Liddy's revised Gemstone plan included a range of illegal activities, including a proposal to break into Democratic Party offices in the Watergate complex. The Watergate burglaries were initially assumed to have been part of Operation Sandwedge, and the investigation into both the burglaries and the project led to Caulfield's resignation from his position as assistant director of criminal enforcement at the Bureau of Alcohol, Tobacco and Firearms.

== Aftermath ==
In the course of the Watergate scandal, 69 people were tried for various crimes. Of those tried, 48 pled guilty. Among those found guilty for covering up the affair were Haldeman, Ehrlichmann, Mitchell, Dean and Magruder; Liddy was found guilty for his role in the break-ins. All 48 men served time in prison as a result of their convictions. Faced with impeachment in the aftermath, Nixon resigned the presidency on August 8, 1974. He remains the only president to have resigned the office.

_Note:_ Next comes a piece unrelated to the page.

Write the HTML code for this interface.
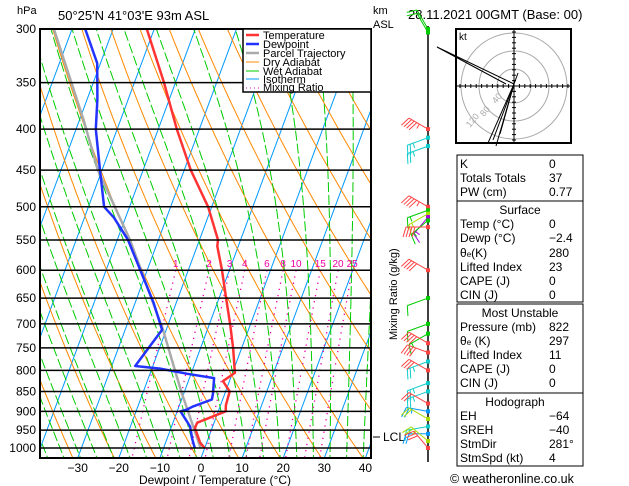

Caulfield has suggested that Sandwedge's cancellation by the administration was an error in judgment, possibly "the most monumental of the Nixon Presidency". He believed that, had Sandwedge been adopted as the campaign's strategy, "there would have been no Liddy, no Hunt, no McCord", and the subsequent Watergate scandal would not have occurred. Speaking of the initial proposal, Dean defended its merits, stating that "Caulfield, not the plan itself, had killed Sandwedge".